The Minnesota Twins have been one of the early surprises of the MLB season as they enter the week with the best record in Major League Baseball. There was expected offensive excellence from the Twins in 2019, who have not disappointed as Nelson Cruz and Jorge Polanco have led a group that is Top 5 in most batting categories. The big shock has been a pitching staff expected to finish in the lower quartile has been a Top 10 group thus far. Jose Berrios has continued his break out, but it is Martin Perez adding two miles per hour to his fastball and Jake Odorizzi coming through with excellent early campaigns that have bolstered the ballclub.
While there could be some regression coming, the Twins do appear capable of continued success, so let’s take a look at some of the available options the Indians could tab to help strengthen the current MLB team to compete for the AL Central division as they currently sit four games back. Of course Dallas Keuchel and Craig Kimbrel would be immediate upgrades, but both are expected to continue to demand more money than the Tribe will offer and are likely holding out to sign a contract until the draft compensation expires on June 2.
Oscar Mercado: Mercado is a fun prospect to consider. He is a 24 year old with a good arm and even better speed in the outfield; capable of playing all three positions. He has hit for a high average with good patience, even if he does strike out a bit more than the ideal. He has gap power rather than home run power, but he is a good– and aggressive– baserunner.
The downside is Mercado has never been a top prospect, and, while his numbers look great for the Columbus Clippers, they are still lower than what Carlos Gonzalez, Mike Freeman, and Jordan Luplow did there– albeit in smaller sample sizes. Just be warned there is no guarantee the production being seen for the Clip Show will translate to The Show. When you dig into the profile, Mercado is basically Greg Allen– two years younger– with slightly more ceiling in his power profile. That isn’t a bad thing as if Allen can figure out how to become even a league-average hitter he will be a good value. Mercado should give him some competition this summer to see who can figure that out first.
Bobby Bradley: The only other Clipper with a higher OPS than Mercado without MLB service time is Bradley. The still 22 year old continues to show off his power with 19 extra base hits in 32 games. He has hit at least 25 home runs in each of his minor league seasons with good walk totals to offset a sometimes lagging batting average.
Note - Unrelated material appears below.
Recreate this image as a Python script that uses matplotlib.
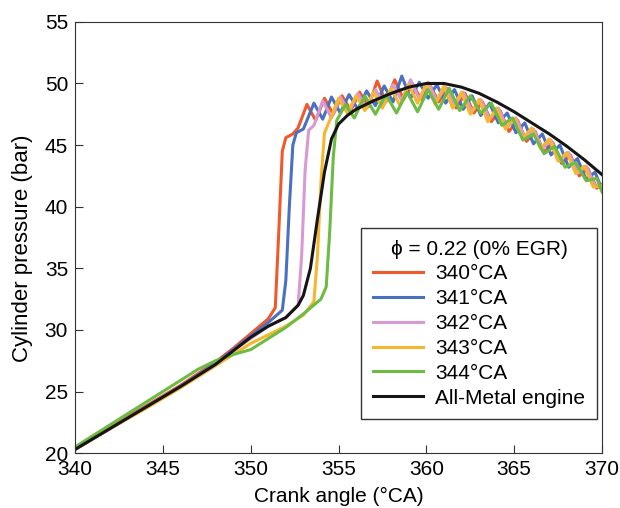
## Cylinder pressure traces vs crank angle, several ignition timings

import matplotlib.pyplot as plt

plt.rcParams['font.family'] = ['Liberation Sans', 'DejaVu Sans']

## DATA

x_340 = [340, 342, 344, 346, 348, 349, 350, 351, 351.4, 351.6, 351.8, 352.0, 352.4, 352.7,
         353.2, 353.7, 354.2, 354.7, 355.2, 355.7, 356.2, 356.7, 357.2, 357.7, 358.2, 358.7,
         359.2, 359.7, 360.2, 360.7, 361.2, 361.7, 362.2, 362.7, 363.2, 363.7, 364.2, 364.7,
         365.2, 365.7, 366.2, 366.7, 367.2, 367.7, 368.2, 368.7, 369.2, 369.7, 370.0]
p_340 = [20.4, 22.1, 23.8, 25.5, 27.4, 28.5, 29.7, 30.9, 31.8, 38.0, 44.5, 45.6, 45.9, 46.4,
         48.3, 47.0, 48.8, 47.5, 49.0, 47.8, 49.3, 48.1, 50.2, 48.5, 50.3, 48.7,
         50.0, 48.7, 49.9, 48.5, 49.6, 48.0, 49.2, 47.6, 48.5, 46.9, 47.8, 46.1,
         47.0, 45.3, 46.1, 44.4, 45.2, 43.5, 44.2, 42.5, 43.1, 41.5, 41.8]

x_341 = [340, 342, 344, 346, 348, 349, 350, 351, 351.8, 352.0, 352.2, 352.4, 352.6, 353.0,
         353.6, 354.1, 354.6, 355.1, 355.6, 356.1, 356.6, 357.1, 357.6, 358.1, 358.6, 359.1,
         359.6, 360.1, 360.6, 361.1, 361.6, 362.1, 362.6, 363.1, 363.6, 364.1, 364.6, 365.1,
         365.6, 366.1, 366.6, 367.1, 367.6, 368.1, 368.6, 369.1, 369.6, 370.0]
p_341 = [20.3, 22.0, 23.7, 25.4, 27.3, 28.4, 29.5, 30.6, 31.6, 34.0, 40.0, 45.0, 46.0, 46.3,
         48.4, 47.1, 48.9, 47.6, 49.1, 47.9, 49.4, 48.2, 49.8, 48.5, 50.6, 48.8,
         50.1, 48.8, 49.9, 48.4, 49.5, 47.9, 49.0, 47.4, 48.4, 46.8, 47.6, 46.0,
         46.8, 45.1, 45.9, 44.2, 45.0, 43.2, 43.9, 42.2, 42.8, 41.4]

x_342 = [340, 342, 344, 346, 348, 349, 350, 351, 352, 352.7, 352.9, 353.1, 353.3, 353.6,
         354.1, 354.6, 355.1, 355.6, 356.1, 356.6, 357.1, 357.6, 358.1, 358.6, 359.1, 359.6,
         360.1, 360.6, 361.1, 361.6, 362.1, 362.6, 363.1, 363.6, 364.1, 364.6, 365.1, 365.6,
         366.1, 366.6, 367.1, 367.6, 368.1, 368.6, 369.1, 369.6, 370.0]
p_342 = [20.3, 22.0, 23.7, 25.4, 27.2, 28.3, 29.3, 30.3, 31.0, 32.0, 36.0, 43.0, 46.2, 46.6,
         48.6, 47.2, 48.9, 47.7, 49.2, 48.0, 49.5, 48.3, 49.9, 48.6, 50.3, 48.7,
         50.1, 48.6, 49.7, 48.2, 49.3, 47.7, 48.7, 47.1, 48.0, 46.4, 47.2, 45.6,
         46.3, 44.7, 45.4, 43.7, 44.4, 42.7, 43.3, 41.7, 41.6]

x_343 = [340, 342, 344, 346, 348, 349, 350, 351, 352, 353, 353.6, 353.8, 354.0, 354.2,
         354.5, 355.0, 355.5, 356.0, 356.5, 357.0, 357.5, 358.0, 358.5, 359.0, 359.5, 360.0,
         360.5, 361.0, 361.5, 362.0, 362.5, 363.0, 363.5, 364.0, 364.5, 365.0, 365.5, 366.0,
         366.5, 367.0, 367.5, 368.0, 368.5, 369.0, 369.5, 370.0]
p_343 = [20.3, 22.0, 23.6, 25.3, 27.1, 28.0, 28.9, 29.6, 30.3, 31.2, 32.3, 36.0, 42.0, 46.0,
         47.0, 48.8, 47.6, 49.0, 47.8, 49.3, 48.0, 49.6, 48.2, 49.9, 48.4, 50.0,
         48.3, 49.8, 48.0, 49.3, 47.5, 48.7, 46.9, 48.0, 46.3, 47.2, 45.5, 46.4,
         44.7, 45.5, 43.7, 44.4, 42.7, 43.3, 41.6, 41.7]

x_344 = [340, 342, 344, 346, 347, 348, 349, 350, 351, 352, 353, 354, 354.3, 354.5,
         354.7, 354.9, 355.4, 355.9, 356.5, 357.1, 357.7, 358.3, 358.9, 359.5, 360.1, 360.7,
         361.3, 361.9, 362.5, 363.1, 363.7, 364.3, 364.9, 365.5, 366.1, 366.7, 367.3, 367.9,
         368.5, 369.1, 369.7, 370.0]
p_344 = [20.5, 22.3, 24.1, 25.9, 26.8, 27.5, 28.0, 28.4, 29.3, 30.2, 31.3, 32.5, 33.5, 38.0,
         44.0, 47.0, 48.3, 47.2, 49.0, 47.5, 49.1, 47.6, 49.3, 47.7, 49.5, 47.9,
         49.6, 47.8, 49.0, 47.6, 48.4, 46.6, 47.2, 45.4, 45.9, 44.3, 44.9, 43.2,
         43.6, 42.1, 42.3, 41.2]

x_metal = [340, 342, 344, 346, 348, 349, 350, 351, 352, 352.7, 353.0, 353.4, 353.8, 354.2,
           354.6, 355.0, 355.5, 356, 357, 358, 359, 360, 361, 362, 363, 364, 365, 366,
           367, 368, 369, 370]
p_metal = [20.3, 22.0, 23.7, 25.4, 27.2, 28.3, 29.4, 30.3, 31.0, 32.0, 32.8, 35.0, 39.0, 42.8,
           45.5, 46.7, 47.4, 47.9, 48.6, 49.2, 49.7, 50.0, 50.0, 49.7, 49.2, 48.5, 47.7, 46.8,
           45.9, 44.9, 43.8, 42.6]

labels = ['340°CA', '341°CA', '342°CA', '343°CA', '344°CA', 'All-Metal engine']
colors = ['#F05A2A', '#4A70C2', '#D89AD2', '#F6B62E', '#6CBB45', '#151515']

## PLOT

fig = plt.figure(figsize=(6.2, 5.08), dpi=100)
ax = fig.add_axes([0.121, 0.108, 0.850, 0.849])

series = [(x_340, p_340), (x_341, p_341), (x_342, p_342), (x_343, p_343),
          (x_344, p_344), (x_metal, p_metal)]
for (xs, ps), lab, col in zip(series, labels, colors):
    ax.plot(xs, ps, color=col, lw=2.2, label=lab, solid_joinstyle='round')

ax.set_xlim(340, 370)
ax.set_ylim(20, 55)
ax.set_xticks([340, 345, 350, 355, 360, 365, 370])
ax.set_yticks([20, 25, 30, 35, 40, 45, 50, 55])
ax.tick_params(direction='in', length=6, labelsize=15, color='#333333', pad=5)
for s in ax.spines.values():
    s.set_color('#333333')
ax.set_xlabel('Crank angle (°CA)', fontsize=15, labelpad=6)
ax.set_ylabel('Cylinder pressure (bar)', fontsize=16)
ax.yaxis.set_label_coords(-0.08, 0.476)

leg = ax.legend(loc='lower right', bbox_to_anchor=(0.99, 0.079), fontsize=15,
                title='ϕ = 0.22 (0% EGR)', title_fontsize=15, fancybox=False,
                edgecolor='#333333', framealpha=1, handlelength=2.4,
                handletextpad=0.6, labelspacing=0.28, borderpad=0.55,
                borderaxespad=0)
leg.get_frame().set_linewidth(1.0)

plt.savefig('out.png', dpi=100)
plt.close()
Bradley is hitting over .300 though this season in large part due to his success against left-handed pitching. It is still an extremely small sample size, but the .472/.486/.972 against southpaws– including four of his seven home runs– would make the left-handed batter an even better prospect if he can continue to show ability there.
The downside is the strikeouts (44 in 133 plate appearances) and the current fixture on playing first base as his defensive position. With Jake Bauers struggling to handle left field, the opportunity to push Bradley onto the 25-man roster is difficult. As noted with Mercado, initial struggles should be expected especially given the likelihood for high strikeout totals. The power potential combined with being the youngest player in the Tribe’s system to reach AAA gives hope he could be help the struggling MLB lineup.1
James Karinchak: Karinchak is treating the minor leagues like someone allowed a high school varsity’s star pitcher go against the freshman team. He is absolutely dominating every level with ease. In less than a year and a half, he has flown through every level of the minor leagues and compiled 144 strikeouts in 85 innings with a 2.65 ERA. Almost all of the runs allowed were in rookie ball his first year (15 of 22 earned runs). After one offseason with the Tribe, he has been untouchable. His 10 innings in Columbus have seen zero runners cross the plate, while 24 have sat back down in the dugout after strikeouts. The Indians need a second dominate closer to pair with Brad Hand– and use Nick Wittgren in the Bryan Shaw third-man role– and Karinchak appears to be that man. Soon.
Matt Kemp: Kemp is a 34 year old outfielder who has batted .274/.316/.472 in his four post-prime years of his 30s without any season being particularly high or low from that slash line. He has also played in 154, 156, 115, and 146 games in those seasons giving him a decent recent history with health. Adding what appears to be a near-guaranteed above average bat into an outfield desperate to inject offense in the lineup (or even at designated-hitter) seems to be an obvious move.
However, the Cincinnati Reds thought the same when acquiring Kemp in the offseason before he put up .200/.210/.283, while battling some injuries. He also struggled in the second half of 2018 after being great enough in the first half to make the All-Star Game. His current status leaves him recovering from a broken rib. A healthy Kemp would be a boon to the Tribe’s outfield, and he might be willing to sign a cheap deal to prove his health and setup his next deal this offseason (especially since he’s getting paid $21.75 million this year on the last year of his eight-year $160 million contract). The Indians should at least be keeping tabs on him.